Given data –
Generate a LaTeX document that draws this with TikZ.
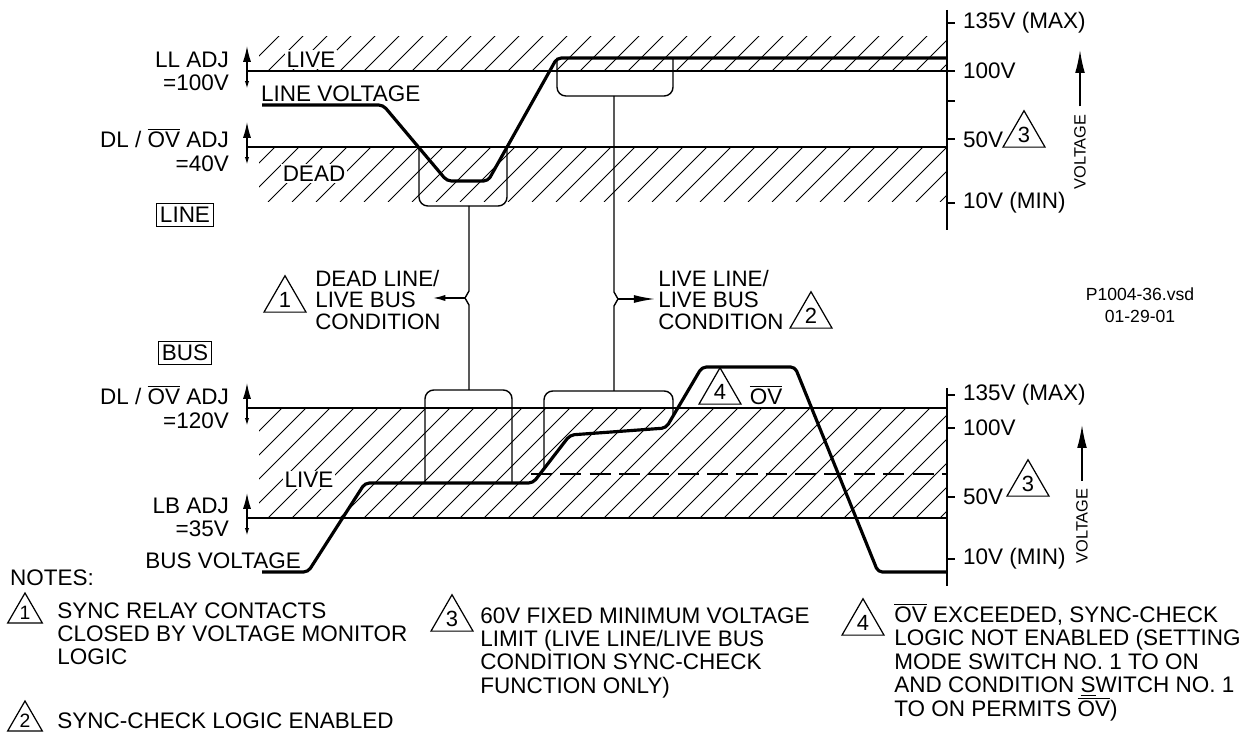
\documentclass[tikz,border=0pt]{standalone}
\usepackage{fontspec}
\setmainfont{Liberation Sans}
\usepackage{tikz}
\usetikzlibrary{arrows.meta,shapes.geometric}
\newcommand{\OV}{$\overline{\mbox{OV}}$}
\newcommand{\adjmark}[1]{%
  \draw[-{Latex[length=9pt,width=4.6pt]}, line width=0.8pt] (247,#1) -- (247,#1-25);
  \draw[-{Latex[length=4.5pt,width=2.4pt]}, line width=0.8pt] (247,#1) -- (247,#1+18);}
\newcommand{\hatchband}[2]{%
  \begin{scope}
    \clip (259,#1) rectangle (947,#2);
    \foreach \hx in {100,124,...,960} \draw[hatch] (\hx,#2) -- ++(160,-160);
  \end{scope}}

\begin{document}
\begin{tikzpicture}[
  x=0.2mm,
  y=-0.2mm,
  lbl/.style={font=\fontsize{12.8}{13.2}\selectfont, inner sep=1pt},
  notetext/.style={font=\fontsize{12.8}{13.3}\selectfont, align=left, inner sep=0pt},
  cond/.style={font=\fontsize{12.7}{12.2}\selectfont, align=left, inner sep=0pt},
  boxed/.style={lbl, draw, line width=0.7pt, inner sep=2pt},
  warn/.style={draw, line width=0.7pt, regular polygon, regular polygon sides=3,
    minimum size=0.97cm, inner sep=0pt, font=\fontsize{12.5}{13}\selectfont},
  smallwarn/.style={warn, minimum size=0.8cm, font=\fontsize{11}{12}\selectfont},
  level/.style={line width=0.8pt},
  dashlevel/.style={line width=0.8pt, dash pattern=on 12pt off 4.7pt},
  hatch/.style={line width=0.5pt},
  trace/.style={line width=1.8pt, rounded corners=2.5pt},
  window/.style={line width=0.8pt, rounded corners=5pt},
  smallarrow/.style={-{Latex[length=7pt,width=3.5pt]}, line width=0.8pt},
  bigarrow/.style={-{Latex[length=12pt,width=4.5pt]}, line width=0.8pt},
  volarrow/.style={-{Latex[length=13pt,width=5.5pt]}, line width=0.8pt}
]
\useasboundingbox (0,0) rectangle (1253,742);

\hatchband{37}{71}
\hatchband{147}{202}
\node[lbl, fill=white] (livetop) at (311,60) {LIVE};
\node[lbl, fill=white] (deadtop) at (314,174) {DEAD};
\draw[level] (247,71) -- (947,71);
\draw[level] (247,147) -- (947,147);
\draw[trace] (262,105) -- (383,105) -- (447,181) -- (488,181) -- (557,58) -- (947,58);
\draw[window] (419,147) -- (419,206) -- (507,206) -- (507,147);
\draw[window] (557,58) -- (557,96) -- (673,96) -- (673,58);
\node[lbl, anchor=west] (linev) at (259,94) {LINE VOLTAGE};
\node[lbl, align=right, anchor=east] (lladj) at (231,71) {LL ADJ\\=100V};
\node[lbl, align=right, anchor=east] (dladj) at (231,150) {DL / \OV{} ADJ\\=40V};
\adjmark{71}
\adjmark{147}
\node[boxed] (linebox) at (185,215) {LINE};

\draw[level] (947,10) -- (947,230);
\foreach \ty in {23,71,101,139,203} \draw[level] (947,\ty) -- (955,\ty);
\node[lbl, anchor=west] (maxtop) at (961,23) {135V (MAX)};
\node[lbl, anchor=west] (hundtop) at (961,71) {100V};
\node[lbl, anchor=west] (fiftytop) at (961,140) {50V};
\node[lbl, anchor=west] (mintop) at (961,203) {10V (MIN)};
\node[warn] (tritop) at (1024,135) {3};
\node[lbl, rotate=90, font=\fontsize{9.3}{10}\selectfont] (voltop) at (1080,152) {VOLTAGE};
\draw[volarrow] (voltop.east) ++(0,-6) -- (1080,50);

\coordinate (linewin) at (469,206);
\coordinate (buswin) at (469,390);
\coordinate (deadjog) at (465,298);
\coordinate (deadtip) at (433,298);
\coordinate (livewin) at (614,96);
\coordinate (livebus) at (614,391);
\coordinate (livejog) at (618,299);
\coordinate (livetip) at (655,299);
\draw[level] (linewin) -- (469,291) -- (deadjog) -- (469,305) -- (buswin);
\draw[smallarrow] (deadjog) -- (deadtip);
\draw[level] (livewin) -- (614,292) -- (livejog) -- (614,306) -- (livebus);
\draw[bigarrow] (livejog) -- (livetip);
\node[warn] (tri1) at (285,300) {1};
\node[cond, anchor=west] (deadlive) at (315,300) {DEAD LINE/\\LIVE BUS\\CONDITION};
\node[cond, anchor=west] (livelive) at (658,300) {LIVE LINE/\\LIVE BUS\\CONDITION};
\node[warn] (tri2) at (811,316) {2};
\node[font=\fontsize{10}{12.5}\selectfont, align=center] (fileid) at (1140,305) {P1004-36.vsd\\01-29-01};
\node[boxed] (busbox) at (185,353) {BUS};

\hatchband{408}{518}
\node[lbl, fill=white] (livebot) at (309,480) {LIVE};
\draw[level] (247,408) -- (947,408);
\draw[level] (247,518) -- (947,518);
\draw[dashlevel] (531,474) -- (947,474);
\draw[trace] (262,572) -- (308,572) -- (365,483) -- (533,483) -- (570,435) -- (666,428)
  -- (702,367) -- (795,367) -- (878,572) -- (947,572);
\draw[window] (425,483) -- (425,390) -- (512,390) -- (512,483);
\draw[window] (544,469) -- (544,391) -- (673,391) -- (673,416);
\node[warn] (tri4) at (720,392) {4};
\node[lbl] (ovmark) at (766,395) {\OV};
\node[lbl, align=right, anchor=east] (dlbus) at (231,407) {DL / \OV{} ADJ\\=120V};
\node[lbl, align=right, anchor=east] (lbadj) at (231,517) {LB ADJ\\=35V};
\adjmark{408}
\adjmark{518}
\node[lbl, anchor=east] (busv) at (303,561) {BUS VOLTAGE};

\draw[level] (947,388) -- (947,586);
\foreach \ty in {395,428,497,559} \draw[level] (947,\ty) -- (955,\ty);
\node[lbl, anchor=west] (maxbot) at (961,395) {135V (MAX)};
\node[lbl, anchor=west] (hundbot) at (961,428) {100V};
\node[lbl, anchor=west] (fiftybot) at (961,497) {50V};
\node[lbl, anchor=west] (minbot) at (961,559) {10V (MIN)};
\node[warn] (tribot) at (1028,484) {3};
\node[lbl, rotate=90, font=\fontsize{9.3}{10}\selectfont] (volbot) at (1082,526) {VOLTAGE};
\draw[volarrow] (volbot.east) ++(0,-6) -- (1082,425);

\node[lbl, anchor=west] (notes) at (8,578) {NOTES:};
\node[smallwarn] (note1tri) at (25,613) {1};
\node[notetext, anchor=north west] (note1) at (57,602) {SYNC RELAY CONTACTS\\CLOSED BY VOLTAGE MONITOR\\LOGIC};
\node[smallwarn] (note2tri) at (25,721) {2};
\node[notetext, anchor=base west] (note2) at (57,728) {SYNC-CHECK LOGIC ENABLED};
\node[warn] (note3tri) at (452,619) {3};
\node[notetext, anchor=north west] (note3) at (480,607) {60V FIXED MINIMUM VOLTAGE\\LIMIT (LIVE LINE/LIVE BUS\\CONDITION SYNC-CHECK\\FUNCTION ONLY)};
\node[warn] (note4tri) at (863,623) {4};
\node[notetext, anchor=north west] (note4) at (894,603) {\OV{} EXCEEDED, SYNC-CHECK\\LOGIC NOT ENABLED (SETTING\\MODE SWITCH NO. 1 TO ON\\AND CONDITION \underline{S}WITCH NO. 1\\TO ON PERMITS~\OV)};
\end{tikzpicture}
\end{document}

Work required –
Reproduce all of the data exactly, omitting each picture it holds.

Correct answer –
Generate a LaTeX document that draws this with TikZ.
\documentclass[tikz,border=0pt]{standalone}
\usepackage{fontspec}
\setmainfont{Liberation Sans}
\usepackage{tikz}
\usetikzlibrary{arrows.meta,shapes.geometric}
\newcommand{\OV}{$\overline{\mbox{OV}}$}
\newcommand{\adjmark}[1]{%
  \draw[-{Latex[length=9pt,width=4.6pt]}, line width=0.8pt] (247,#1) -- (247,#1-25);
  \draw[-{Latex[length=4.5pt,width=2.4pt]}, line width=0.8pt] (247,#1) -- (247,#1+18);}
\newcommand{\hatchband}[2]{%
  \begin{scope}
    \clip (259,#1) rectangle (947,#2);
    \foreach \hx in {100,124,...,960} \draw[hatch] (\hx,#2) -- ++(160,-160);
  \end{scope}}

\begin{document}
\begin{tikzpicture}[
  x=0.2mm,
  y=-0.2mm,
  lbl/.style={font=\fontsize{12.8}{13.2}\selectfont, inner sep=1pt},
  notetext/.style={font=\fontsize{12.8}{13.3}\selectfont, align=left, inner sep=0pt},
  cond/.style={font=\fontsize{12.7}{12.2}\selectfont, align=left, inner sep=0pt},
  boxed/.style={lbl, draw, line width=0.7pt, inner sep=2pt},
  warn/.style={draw, line width=0.7pt, regular polygon, regular polygon sides=3,
    minimum size=0.97cm, inner sep=0pt, font=\fontsize{12.5}{13}\selectfont},
  smallwarn/.style={warn, minimum size=0.8cm, font=\fontsize{11}{12}\selectfont},
  level/.style={line width=0.8pt},
  dashlevel/.style={line width=0.8pt, dash pattern=on 12pt off 4.7pt},
  hatch/.style={line width=0.5pt},
  trace/.style={line width=1.8pt, rounded corners=2.5pt},
  window/.style={line width=0.8pt, rounded corners=5pt},
  smallarrow/.style={-{Latex[length=7pt,width=3.5pt]}, line width=0.8pt},
  bigarrow/.style={-{Latex[length=12pt,width=4.5pt]}, line width=0.8pt},
  volarrow/.style={-{Latex[length=13pt,width=5.5pt]}, line width=0.8pt}
]
\useasboundingbox (0,0) rectangle (1253,742);

\hatchband{37}{71}
\hatchband{147}{202}
\node[lbl, fill=white] (livetop) at (311,60) {LIVE};
\node[lbl, fill=white] (deadtop) at (314,174) {DEAD};
\draw[level] (247,71) -- (947,71);
\draw[level] (247,147) -- (947,147);
\draw[trace] (262,105) -- (383,105) -- (447,181) -- (488,181) -- (557,58) -- (947,58);
\draw[window] (419,147) -- (419,206) -- (507,206) -- (507,147);
\draw[window] (557,58) -- (557,96) -- (673,96) -- (673,58);
\node[lbl, anchor=west] (linev) at (259,94) {LINE VOLTAGE};
\node[lbl, align=right, anchor=east] (lladj) at (231,71) {LL ADJ\\=100V};
\node[lbl, align=right, anchor=east] (dladj) at (231,150) {DL / \OV{} ADJ\\=40V};
\adjmark{71}
\adjmark{147}
\node[boxed] (linebox) at (185,215) {LINE};

\draw[level] (947,10) -- (947,230);
\foreach \ty in {23,71,101,139,203} \draw[level] (947,\ty) -- (955,\ty);
\node[lbl, anchor=west] (maxtop) at (961,23) {135V (MAX)};
\node[lbl, anchor=west] (hundtop) at (961,71) {100V};
\node[lbl, anchor=west] (fiftytop) at (961,140) {50V};
\node[lbl, anchor=west] (mintop) at (961,203) {10V (MIN)};
\node[warn] (tritop) at (1024,135) {3};
\node[lbl, rotate=90, font=\fontsize{9.3}{10}\selectfont] (voltop) at (1080,152) {VOLTAGE};
\draw[volarrow] (voltop.east) ++(0,-6) -- (1080,50);

\coordinate (linewin) at (469,206);
\coordinate (buswin) at (469,390);
\coordinate (deadjog) at (465,298);
\coordinate (deadtip) at (433,298);
\coordinate (livewin) at (614,96);
\coordinate (livebus) at (614,391);
\coordinate (livejog) at (618,299);
\coordinate (livetip) at (655,299);
\draw[level] (linewin) -- (469,291) -- (deadjog) -- (469,305) -- (buswin);
\draw[smallarrow] (deadjog) -- (deadtip);
\draw[level] (livewin) -- (614,292) -- (livejog) -- (614,306) -- (livebus);
\draw[bigarrow] (livejog) -- (livetip);
\node[warn] (tri1) at (285,300) {1};
\node[cond, anchor=west] (deadlive) at (315,300) {DEAD LINE/\\LIVE BUS\\CONDITION};
\node[cond, anchor=west] (livelive) at (658,300) {LIVE LINE/\\LIVE BUS\\CONDITION};
\node[warn] (tri2) at (811,316) {2};
\node[font=\fontsize{10}{12.5}\selectfont, align=center] (fileid) at (1140,305) {P1004-36.vsd\\01-29-01};
\node[boxed] (busbox) at (185,353) {BUS};

\hatchband{408}{518}
\node[lbl, fill=white] (livebot) at (309,480) {LIVE};
\draw[level] (247,408) -- (947,408);
\draw[level] (247,518) -- (947,518);
\draw[dashlevel] (531,474) -- (947,474);
\draw[trace] (262,572) -- (308,572) -- (365,483) -- (533,483) -- (570,435) -- (666,428)
  -- (702,367) -- (795,367) -- (878,572) -- (947,572);
\draw[window] (425,483) -- (425,390) -- (512,390) -- (512,483);
\draw[window] (544,469) -- (544,391) -- (673,391) -- (673,416);
\node[warn] (tri4) at (720,392) {4};
\node[lbl] (ovmark) at (766,395) {\OV};
\node[lbl, align=right, anchor=east] (dlbus) at (231,407) {DL / \OV{} ADJ\\=120V};
\node[lbl, align=right, anchor=east] (lbadj) at (231,517) {LB ADJ\\=35V};
\adjmark{408}
\adjmark{518}
\node[lbl, anchor=east] (busv) at (303,561) {BUS VOLTAGE};

\draw[level] (947,388) -- (947,586);
\foreach \ty in {395,428,497,559} \draw[level] (947,\ty) -- (955,\ty);
\node[lbl, anchor=west] (maxbot) at (961,395) {135V (MAX)};
\node[lbl, anchor=west] (hundbot) at (961,428) {100V};
\node[lbl, anchor=west] (fiftybot) at (961,497) {50V};
\node[lbl, anchor=west] (minbot) at (961,559) {10V (MIN)};
\node[warn] (tribot) at (1028,484) {3};
\node[lbl, rotate=90, font=\fontsize{9.3}{10}\selectfont] (volbot) at (1082,526) {VOLTAGE};
\draw[volarrow] (volbot.east) ++(0,-6) -- (1082,425);

\node[lbl, anchor=west] (notes) at (8,578) {NOTES:};
\node[smallwarn] (note1tri) at (25,613) {1};
\node[notetext, anchor=north west] (note1) at (57,602) {SYNC RELAY CONTACTS\\CLOSED BY VOLTAGE MONITOR\\LOGIC};
\node[smallwarn] (note2tri) at (25,721) {2};
\node[notetext, anchor=base west] (note2) at (57,728) {SYNC-CHECK LOGIC ENABLED};
\node[warn] (note3tri) at (452,619) {3};
\node[notetext, anchor=north west] (note3) at (480,607) {60V FIXED MINIMUM VOLTAGE\\LIMIT (LIVE LINE/LIVE BUS\\CONDITION SYNC-CHECK\\FUNCTION ONLY)};
\node[warn] (note4tri) at (863,623) {4};
\node[notetext, anchor=north west] (note4) at (894,603) {\OV{} EXCEEDED, SYNC-CHECK\\LOGIC NOT ENABLED (SETTING\\MODE SWITCH NO. 1 TO ON\\AND CONDITION \underline{S}WITCH NO. 1\\TO ON PERMITS~\OV)};
\end{tikzpicture}
\end{document}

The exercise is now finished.